Developmental and tissue-specific expression of CaMV 35S promoter in cotton as revealed by GFP

Research paper by Ganesan Sunilkumar, LeAnne Mohr, Emily Lopata-Finch, Chandrakanth Emani, Keerti S. Rathore

Indexed on: 01 Oct '02Published on: 01 Oct '02Published in: Plant Molecular Biology


The CaMV 35S promoter is the most commonly used promoter for driving transgene expression in plants. Though it is presumed to be a constitutive promoter, some reports suggest that it is not expressed in all cell types. In addition, the information available on its expression profile in all possible cell and tissue types and during early stages of development is incomplete. We present here a detailed expression profile of this promoter investigated using the green fluorescent protein (GFP) gene as a reporter system in cotton during embryo development, and in all the vegetative and floral cell and tissue types. GFP expression was not detected during the early stages of embryogenesis. The first perceptible GFP expression was observed in a small area at the junction of hypocotyl and cotyledons in embryos at around 13 days after anthesis. The GFP fluorescence progressively became stronger and expanded throughout the cotyledon and hypocotyl as embryo development advanced. After germination, varying levels of promoter activity were observed in all cell and tissue types in the hypocotyl, cotyledon, stem, leaf, petiole, and root. The promoter was also expressed in all floral parts. Although cotton pollen exhibited a low level of greenish autofluorescence, it was possible to discern GFP-dependent fluorescence in some of the pollen from all the T0 plants examined.
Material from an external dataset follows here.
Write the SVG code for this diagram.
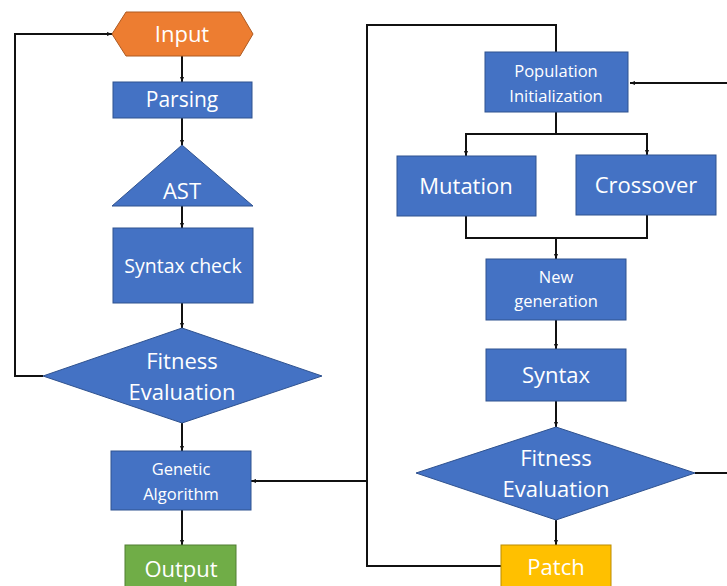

Developing cotton fibers also exhibited GFP fluorescence suggesting that the 35S promoter was active in these specialized epidermal cells. Thus, we show that the expression of the 35S promoter was developmentally regulated during embryogenesis and that beyond a certain stage during embryogenesis, the promoter was expressed in most cell and tissue types in cotton albeit at different levels.